Читаем Скитальцы. Пьесы 1918–1924 полностью

С первых же строк «Трагедии», которая открывается монологом Тременса, Набоков заставляет читателя обратить внимание на связь латинского значения имени крамольника с его хронической лихорадкой. Однако это действительное значение служит лишь прикрытием значению действенному, которое прочитывается не так, как все другие (за исключением Гануса) «говорящие» имена «Трагедии», а тем способом, которым Г. Барабтарло сумел прочесть имя героя первого английского романа Набокова «Истинная жизнь Севастьяна Найта» (Sebastian Knight), как анаграмму английской фразы «Knight is absent», «Найта нет»136, раскрыв тем самым и подлинное назначение заглавия-подсказки романа.

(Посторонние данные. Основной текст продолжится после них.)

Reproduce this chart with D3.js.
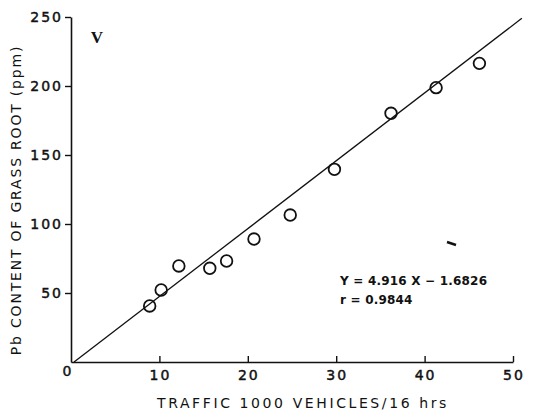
<!DOCTYPE html>
<html>
<head>
<meta charset="utf-8">
<script src="https://cdn.jsdelivr.net/npm/d3@7/dist/d3.min.js"></script>
<style>
  html, body { margin: 0; padding: 0; background: #fff; }
  svg { display: block; }
  text { fill: #111; }
</style>
</head>
<body>
<svg id="chart" width="541" height="417"></svg>
<script>
// Traffic volume (thousand vehicles / 16 h) and Pb in grass root (ppm)
const traffic = [8.9, 10.2, 12.2, 15.7, 17.6, 20.7, 24.8, 29.8, 36.2, 41.3, 46.2];
const leadPpm = [40.6, 52.2, 69.6, 67.9, 73.2, 89.1, 106.5, 139.6, 180.2, 198.8, 216.4];

// Fitted regression: Y = 4.916 X - 1.6826, r = 0.9844
const slope = 4.916;
const intercept = -1.6826;
const fitRange = [-intercept / slope, 51];

const xTicks = [10, 20, 30, 40, 50];
const yTicks = [50, 100, 150, 200, 250];

const svg = d3.select("#chart");
const x = d3.scaleLinear().domain([0, 50]).range([71, 513]);
const y = d3.scaleLinear().domain([0, 250]).range([362, 17]);

const ink = "#111";
const labelFont = "'DejaVu Sans', sans-serif";

// Y axis: ticks pointing outward
const yAxis = svg.append("g")
  .attr("transform", `translate(${x(0)},0)`)
  .call(d3.axisLeft(y).tickValues(yTicks).tickSize(6).tickPadding(2).tickSizeOuter(0));
// X axis: ticks pointing inward
const xAxis = svg.append("g")
  .attr("transform", `translate(0,${y(0)})`)
  .call(d3.axisBottom(x).tickValues(xTicks).tickSize(-6).tickPadding(0).tickSizeOuter(0).tickFormat(() => ""));

[yAxis, xAxis].forEach(g => {
  g.select(".domain").attr("stroke", ink).attr("stroke-width", 1.6);
  g.selectAll(".tick line").attr("stroke", ink).attr("stroke-width", 1.4);
});
yAxis.selectAll(".tick text")
  .attr("font-family", labelFont).attr("font-size", 14)
  .attr("letter-spacing", 2).attr("fill", ink)
  .attr("stroke", ink).attr("stroke-width", 0.45);

// X tick labels sit below the axis
svg.append("g").selectAll("text")
  .data(xTicks)
  .join("text")
  .attr("x", d => x(d) + 1)
  .attr("y", y(0) + 18)
  .attr("text-anchor", "middle")
  .attr("font-family", labelFont).attr("font-size", 14).attr("letter-spacing", 2)
  .attr("stroke", ink).attr("stroke-width", 0.45)
  .text(d => d);

// Shared origin label
svg.append("text")
  .attr("x", x(0) - 4).attr("y", y(0) + 14)
  .attr("text-anchor", "middle")
  .attr("font-family", labelFont).attr("font-size", 14)
  .attr("stroke", ink).attr("stroke-width", 0.45)
  .text("0");

// Regression line
svg.append("line")
  .attr("x1", x(fitRange[0])).attr("y1", y(slope * fitRange[0] + intercept))
  .attr("x2", x(fitRange[1])).attr("y2", y(slope * fitRange[1] + intercept))
  .attr("stroke", ink).attr("stroke-width", 1.3);

// Observations
svg.append("g").selectAll("circle")
  .data(traffic.map((t, i) => [t, leadPpm[i]]))
  .join("circle")
  .attr("cx", d => x(d[0]))
  .attr("cy", d => y(d[1]))
  .attr("r", 5.8)
  .attr("fill", "none")
  .attr("stroke", ink)
  .attr("stroke-width", 1.8);

// Panel numeral
svg.append("text")
  .attr("x", 97).attr("y", 43)
  .attr("text-anchor", "middle")
  .attr("font-family", "'Liberation Serif', serif")
  .attr("font-size", 17).attr("font-weight", "bold")
  .text("V");

// Equation
const eq = svg.append("text")
  .attr("font-family", labelFont).attr("font-size", 12)
  .attr("font-weight", "bold").attr("letter-spacing", 0.2);
eq.append("tspan").attr("x", 340).attr("y", 285).text("Y = 4.916 X \u2212 1.6826");
eq.append("tspan").attr("x", 340).attr("y", 304).text("r = 0.9844");

// Small stray mark
svg.append("line")
  .attr("x1", 447).attr("y1", 242).attr("x2", 456).attr("y2", 245)
  .attr("stroke", ink).attr("stroke-width", 2.5);

// Axis titles
svg.append("text")
  .attr("x", 303).attr("y", 408)
  .attr("text-anchor", "middle")
  .attr("font-family", labelFont).attr("font-size", 14)
  .attr("letter-spacing", 2.6)
  .text("TRAFFIC 1000 VEHICLES/16 hrs");

svg.append("text")
  .attr("transform", "translate(21,200) rotate(-90)")
  .attr("text-anchor", "middle")
  .attr("font-family", labelFont).attr("font-size", 14)
  .attr("letter-spacing", 1.8)
  .text("Pb CONTENT OF GRASS ROOT (ppm)");
</script>
</body>
</html>
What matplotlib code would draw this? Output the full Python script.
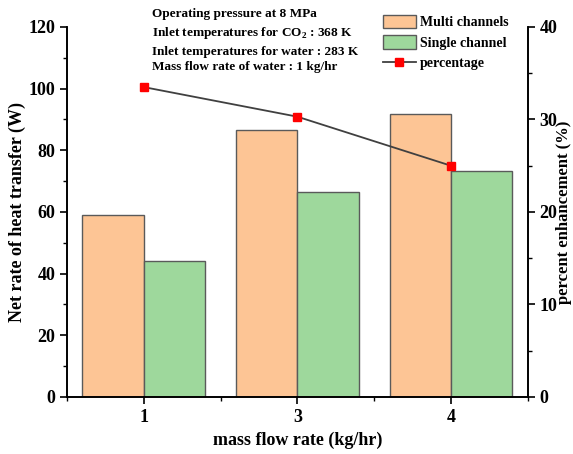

Подобно этой анаграмме, изобретенной Набоковым в конце тридцатых годов, имя ТРЕМЕНСА, простой перестановкой букв дающее СМЕРТЕН, сообщает читателю новые сведения о персонаже и проливает неожиданно-яркий свет на все произведение. Анаграмма в первом английском романе Набокова, к вящему сходству в построении, как и в «Трагедии», прикрыта отвлекающим значением фамилии Севастьяна: Knight – рыцарь – шахматный конь137. Обе анаграммы, кроме того, представляют собой короткие утверждения: как «Найта нет», так и «Тременс (или “Дрожащий”) смертен», если прочитать его латинское имя в связке с русским словом, полученным в результате анаграмматической перегонки смысла. Это лаконичное утверждение, в свою очередь, напоминает заключение известного силлогизма (к которому Набоков вновь обратится в романах «Solus Rex» и «Бледный огонь»): «Все люди смертны. Сократ – человек. Следовательно, Сократ смертен»138.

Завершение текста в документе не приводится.